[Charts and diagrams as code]
= = = = = = =

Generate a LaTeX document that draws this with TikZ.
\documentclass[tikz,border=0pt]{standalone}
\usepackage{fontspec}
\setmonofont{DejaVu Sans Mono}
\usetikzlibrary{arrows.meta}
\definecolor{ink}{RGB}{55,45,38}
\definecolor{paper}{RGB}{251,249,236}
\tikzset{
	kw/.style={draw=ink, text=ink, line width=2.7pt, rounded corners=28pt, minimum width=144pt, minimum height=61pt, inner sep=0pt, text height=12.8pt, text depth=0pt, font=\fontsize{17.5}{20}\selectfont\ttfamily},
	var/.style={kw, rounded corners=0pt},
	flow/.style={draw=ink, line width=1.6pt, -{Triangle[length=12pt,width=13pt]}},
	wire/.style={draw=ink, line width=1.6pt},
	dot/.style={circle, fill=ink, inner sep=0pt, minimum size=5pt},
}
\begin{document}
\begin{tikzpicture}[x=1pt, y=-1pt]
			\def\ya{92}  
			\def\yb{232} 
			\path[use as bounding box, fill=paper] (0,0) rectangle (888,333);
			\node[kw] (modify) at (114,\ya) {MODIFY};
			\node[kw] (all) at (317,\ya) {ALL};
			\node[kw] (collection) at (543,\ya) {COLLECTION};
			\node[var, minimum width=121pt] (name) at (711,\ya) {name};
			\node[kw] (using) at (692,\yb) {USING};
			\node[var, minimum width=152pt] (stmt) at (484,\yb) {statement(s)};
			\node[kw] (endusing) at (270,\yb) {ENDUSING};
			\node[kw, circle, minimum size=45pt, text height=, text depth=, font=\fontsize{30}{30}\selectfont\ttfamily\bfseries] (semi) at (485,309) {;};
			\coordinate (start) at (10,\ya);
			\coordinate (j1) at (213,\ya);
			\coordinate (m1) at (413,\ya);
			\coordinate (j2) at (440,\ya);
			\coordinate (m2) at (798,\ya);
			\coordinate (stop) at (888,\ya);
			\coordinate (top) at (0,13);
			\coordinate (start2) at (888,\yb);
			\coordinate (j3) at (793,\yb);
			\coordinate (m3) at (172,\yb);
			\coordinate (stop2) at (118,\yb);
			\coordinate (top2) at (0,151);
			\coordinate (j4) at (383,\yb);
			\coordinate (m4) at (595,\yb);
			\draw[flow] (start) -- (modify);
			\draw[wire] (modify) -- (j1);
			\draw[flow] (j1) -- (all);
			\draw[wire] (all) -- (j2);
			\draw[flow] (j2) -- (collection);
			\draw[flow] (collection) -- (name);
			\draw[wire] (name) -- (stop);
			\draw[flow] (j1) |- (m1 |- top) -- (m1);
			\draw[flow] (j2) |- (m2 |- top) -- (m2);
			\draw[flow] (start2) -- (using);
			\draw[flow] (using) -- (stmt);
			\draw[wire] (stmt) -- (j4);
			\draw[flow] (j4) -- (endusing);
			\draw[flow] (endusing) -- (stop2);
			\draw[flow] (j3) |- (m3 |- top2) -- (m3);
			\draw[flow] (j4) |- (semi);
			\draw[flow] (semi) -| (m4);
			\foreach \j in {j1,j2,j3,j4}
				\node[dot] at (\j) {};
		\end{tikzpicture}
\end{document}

= = = = = = =

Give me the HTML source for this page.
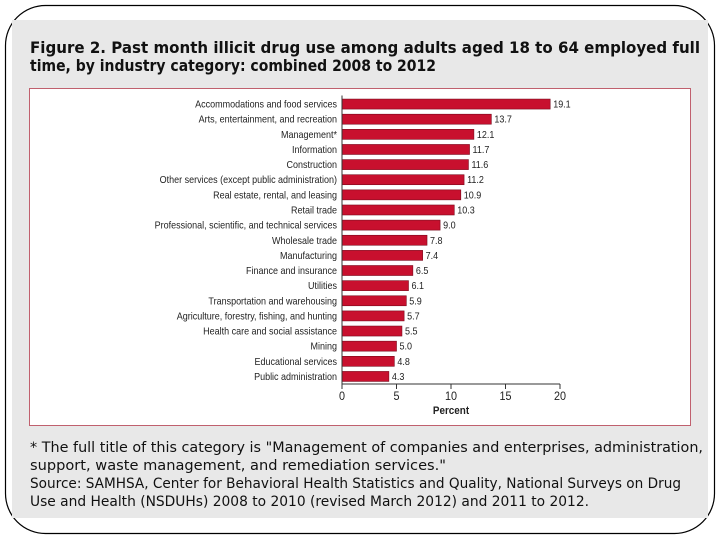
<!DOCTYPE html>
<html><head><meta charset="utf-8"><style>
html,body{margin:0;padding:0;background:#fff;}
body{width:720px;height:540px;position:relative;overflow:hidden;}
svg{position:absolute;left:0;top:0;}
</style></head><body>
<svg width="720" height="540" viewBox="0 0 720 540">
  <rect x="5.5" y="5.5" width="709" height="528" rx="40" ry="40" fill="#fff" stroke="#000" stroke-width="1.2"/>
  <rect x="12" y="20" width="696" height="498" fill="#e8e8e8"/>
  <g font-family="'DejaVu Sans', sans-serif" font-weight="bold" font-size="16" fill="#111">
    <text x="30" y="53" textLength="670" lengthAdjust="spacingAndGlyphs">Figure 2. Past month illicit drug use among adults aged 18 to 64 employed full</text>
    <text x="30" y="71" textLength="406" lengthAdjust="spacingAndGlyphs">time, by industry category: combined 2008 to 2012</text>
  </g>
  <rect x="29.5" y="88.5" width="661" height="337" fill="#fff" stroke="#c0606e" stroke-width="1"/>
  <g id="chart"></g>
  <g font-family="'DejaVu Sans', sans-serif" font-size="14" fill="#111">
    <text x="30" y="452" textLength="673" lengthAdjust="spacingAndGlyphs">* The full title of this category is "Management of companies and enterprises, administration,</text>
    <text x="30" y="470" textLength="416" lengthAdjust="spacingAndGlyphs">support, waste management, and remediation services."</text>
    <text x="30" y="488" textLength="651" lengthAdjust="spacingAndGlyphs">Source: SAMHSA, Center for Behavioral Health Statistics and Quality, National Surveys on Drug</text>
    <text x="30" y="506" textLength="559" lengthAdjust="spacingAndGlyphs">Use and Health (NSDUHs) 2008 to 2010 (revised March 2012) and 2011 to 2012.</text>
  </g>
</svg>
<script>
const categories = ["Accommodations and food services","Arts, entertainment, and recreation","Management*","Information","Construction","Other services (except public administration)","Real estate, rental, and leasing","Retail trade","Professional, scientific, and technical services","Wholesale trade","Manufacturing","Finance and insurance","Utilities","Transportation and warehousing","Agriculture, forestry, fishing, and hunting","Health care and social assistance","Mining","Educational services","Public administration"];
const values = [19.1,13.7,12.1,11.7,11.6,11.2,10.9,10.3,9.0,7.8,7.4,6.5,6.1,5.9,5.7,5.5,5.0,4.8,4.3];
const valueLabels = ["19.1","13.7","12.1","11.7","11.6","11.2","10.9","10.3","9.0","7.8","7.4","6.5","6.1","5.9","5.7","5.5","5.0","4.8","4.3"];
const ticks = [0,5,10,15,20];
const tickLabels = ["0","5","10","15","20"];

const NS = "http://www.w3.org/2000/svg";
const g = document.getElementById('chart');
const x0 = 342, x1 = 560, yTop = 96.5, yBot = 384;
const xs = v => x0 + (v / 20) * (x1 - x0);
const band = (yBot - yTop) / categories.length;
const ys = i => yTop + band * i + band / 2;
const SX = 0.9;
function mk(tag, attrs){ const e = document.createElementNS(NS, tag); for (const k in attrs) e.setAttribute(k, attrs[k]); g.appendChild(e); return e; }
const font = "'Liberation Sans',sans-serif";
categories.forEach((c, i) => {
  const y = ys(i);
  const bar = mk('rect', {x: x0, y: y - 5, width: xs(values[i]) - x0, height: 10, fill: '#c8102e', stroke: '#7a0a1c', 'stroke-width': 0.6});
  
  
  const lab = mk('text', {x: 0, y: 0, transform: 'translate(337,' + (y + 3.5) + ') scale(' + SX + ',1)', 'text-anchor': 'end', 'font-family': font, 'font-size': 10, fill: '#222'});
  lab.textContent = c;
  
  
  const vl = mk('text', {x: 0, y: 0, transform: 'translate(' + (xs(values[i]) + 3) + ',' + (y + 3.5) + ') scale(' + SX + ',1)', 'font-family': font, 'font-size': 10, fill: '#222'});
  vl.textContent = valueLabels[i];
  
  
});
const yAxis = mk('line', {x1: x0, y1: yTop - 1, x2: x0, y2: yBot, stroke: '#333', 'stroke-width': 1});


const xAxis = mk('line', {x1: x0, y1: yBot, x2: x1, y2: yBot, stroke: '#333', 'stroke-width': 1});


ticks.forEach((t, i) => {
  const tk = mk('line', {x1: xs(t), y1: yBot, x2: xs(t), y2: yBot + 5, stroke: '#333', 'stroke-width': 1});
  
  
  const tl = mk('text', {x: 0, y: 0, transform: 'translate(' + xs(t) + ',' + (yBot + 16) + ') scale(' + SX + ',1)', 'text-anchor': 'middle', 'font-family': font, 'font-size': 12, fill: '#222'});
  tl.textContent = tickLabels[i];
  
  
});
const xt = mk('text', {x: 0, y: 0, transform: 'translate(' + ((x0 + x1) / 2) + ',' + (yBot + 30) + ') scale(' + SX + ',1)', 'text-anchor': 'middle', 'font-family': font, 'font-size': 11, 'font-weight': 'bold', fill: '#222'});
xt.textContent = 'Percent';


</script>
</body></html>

= = = = = = =

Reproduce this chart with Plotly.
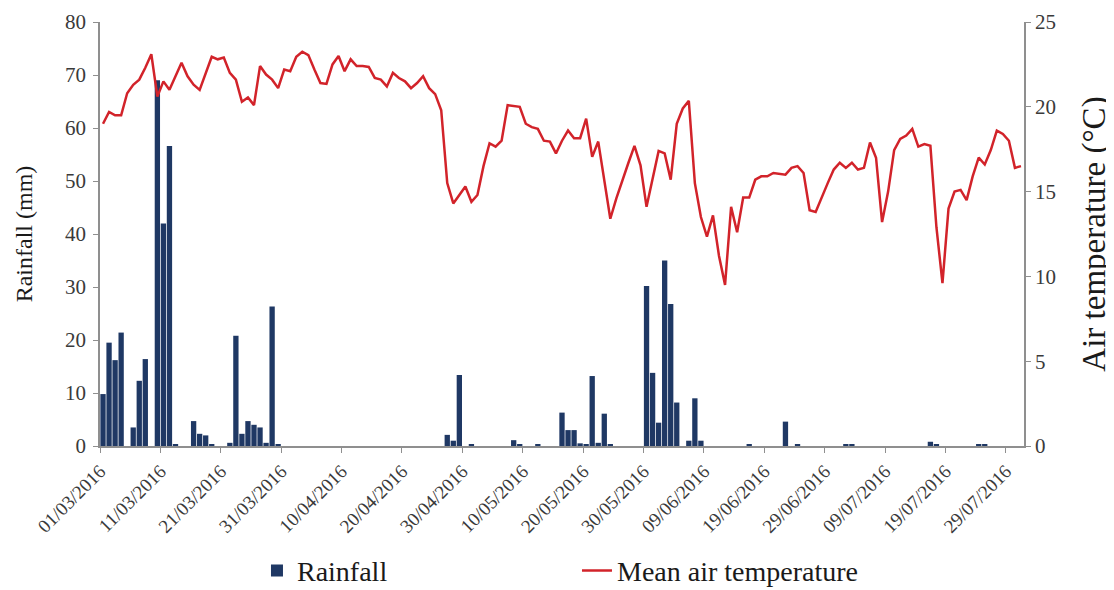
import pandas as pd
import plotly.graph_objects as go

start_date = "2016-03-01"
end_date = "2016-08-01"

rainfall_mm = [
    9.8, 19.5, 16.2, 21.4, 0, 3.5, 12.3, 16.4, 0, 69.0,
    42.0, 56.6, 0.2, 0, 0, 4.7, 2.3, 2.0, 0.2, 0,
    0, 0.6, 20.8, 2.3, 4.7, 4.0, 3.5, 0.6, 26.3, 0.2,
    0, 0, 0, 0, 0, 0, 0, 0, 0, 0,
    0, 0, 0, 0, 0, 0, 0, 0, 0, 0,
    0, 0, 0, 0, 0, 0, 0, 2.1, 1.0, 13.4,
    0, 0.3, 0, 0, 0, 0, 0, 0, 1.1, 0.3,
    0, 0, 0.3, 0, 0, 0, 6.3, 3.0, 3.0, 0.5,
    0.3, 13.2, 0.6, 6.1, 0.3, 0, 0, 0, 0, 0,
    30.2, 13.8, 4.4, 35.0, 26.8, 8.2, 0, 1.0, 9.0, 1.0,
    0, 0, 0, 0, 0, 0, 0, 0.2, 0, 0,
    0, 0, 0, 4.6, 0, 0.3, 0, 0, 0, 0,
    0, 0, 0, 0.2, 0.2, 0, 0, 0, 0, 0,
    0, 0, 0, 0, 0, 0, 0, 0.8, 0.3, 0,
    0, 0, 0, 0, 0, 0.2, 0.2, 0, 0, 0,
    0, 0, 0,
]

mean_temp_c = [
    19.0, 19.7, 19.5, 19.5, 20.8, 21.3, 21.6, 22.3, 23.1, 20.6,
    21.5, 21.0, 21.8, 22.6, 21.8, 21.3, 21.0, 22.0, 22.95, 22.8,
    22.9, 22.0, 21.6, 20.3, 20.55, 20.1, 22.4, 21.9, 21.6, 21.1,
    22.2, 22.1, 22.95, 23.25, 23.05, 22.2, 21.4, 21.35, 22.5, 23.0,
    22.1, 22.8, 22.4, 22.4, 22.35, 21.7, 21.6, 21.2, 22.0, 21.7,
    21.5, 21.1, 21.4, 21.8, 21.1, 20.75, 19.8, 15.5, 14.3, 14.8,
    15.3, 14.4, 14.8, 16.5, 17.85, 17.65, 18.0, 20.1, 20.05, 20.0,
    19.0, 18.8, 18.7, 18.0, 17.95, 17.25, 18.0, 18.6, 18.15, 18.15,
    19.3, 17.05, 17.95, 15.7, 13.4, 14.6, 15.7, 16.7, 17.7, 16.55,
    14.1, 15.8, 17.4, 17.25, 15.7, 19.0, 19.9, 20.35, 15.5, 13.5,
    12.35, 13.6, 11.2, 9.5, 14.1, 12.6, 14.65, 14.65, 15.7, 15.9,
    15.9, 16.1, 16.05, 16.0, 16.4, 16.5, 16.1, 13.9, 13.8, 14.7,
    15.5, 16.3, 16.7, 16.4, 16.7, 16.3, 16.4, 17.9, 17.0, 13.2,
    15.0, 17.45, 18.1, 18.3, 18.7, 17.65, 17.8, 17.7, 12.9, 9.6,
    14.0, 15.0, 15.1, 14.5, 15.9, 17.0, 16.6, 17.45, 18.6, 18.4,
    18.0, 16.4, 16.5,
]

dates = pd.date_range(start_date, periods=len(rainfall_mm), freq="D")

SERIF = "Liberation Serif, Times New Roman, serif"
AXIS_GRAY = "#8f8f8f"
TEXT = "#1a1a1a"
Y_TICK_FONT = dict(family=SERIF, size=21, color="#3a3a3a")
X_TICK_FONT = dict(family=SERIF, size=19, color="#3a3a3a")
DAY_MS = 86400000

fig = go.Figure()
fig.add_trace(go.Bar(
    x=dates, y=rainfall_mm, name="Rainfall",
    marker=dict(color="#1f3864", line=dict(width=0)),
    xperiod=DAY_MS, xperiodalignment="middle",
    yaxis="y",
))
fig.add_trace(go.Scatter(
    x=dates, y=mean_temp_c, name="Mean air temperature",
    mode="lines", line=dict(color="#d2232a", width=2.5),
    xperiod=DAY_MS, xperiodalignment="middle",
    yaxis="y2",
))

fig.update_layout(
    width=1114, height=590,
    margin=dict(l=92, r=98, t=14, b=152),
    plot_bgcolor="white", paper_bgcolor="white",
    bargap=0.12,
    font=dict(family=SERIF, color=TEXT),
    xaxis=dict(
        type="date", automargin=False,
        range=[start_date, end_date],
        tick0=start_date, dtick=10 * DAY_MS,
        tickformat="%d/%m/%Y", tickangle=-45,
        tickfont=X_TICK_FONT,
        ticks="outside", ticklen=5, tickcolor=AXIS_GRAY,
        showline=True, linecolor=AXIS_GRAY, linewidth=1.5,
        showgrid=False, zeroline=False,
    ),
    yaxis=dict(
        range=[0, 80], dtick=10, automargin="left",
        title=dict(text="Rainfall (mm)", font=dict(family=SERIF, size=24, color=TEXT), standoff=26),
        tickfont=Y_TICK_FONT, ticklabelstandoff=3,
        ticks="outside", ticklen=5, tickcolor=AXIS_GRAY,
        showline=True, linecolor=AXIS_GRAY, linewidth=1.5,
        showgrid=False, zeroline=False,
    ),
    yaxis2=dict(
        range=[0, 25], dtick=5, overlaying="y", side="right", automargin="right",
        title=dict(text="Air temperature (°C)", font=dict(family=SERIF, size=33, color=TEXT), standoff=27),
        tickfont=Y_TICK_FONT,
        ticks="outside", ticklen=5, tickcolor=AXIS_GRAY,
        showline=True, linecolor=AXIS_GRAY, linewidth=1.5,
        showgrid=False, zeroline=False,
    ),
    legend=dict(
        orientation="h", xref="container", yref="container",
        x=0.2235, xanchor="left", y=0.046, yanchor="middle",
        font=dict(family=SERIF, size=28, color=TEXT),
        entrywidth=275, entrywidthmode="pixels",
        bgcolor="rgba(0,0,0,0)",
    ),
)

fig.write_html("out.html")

= = = = = = =

Work instructions —
Find each line holding the string "with" and copy it out.

Solution to the exercise —
Generate a LaTeX document that draws this with TikZ.
Reproduce this chart with Plotly.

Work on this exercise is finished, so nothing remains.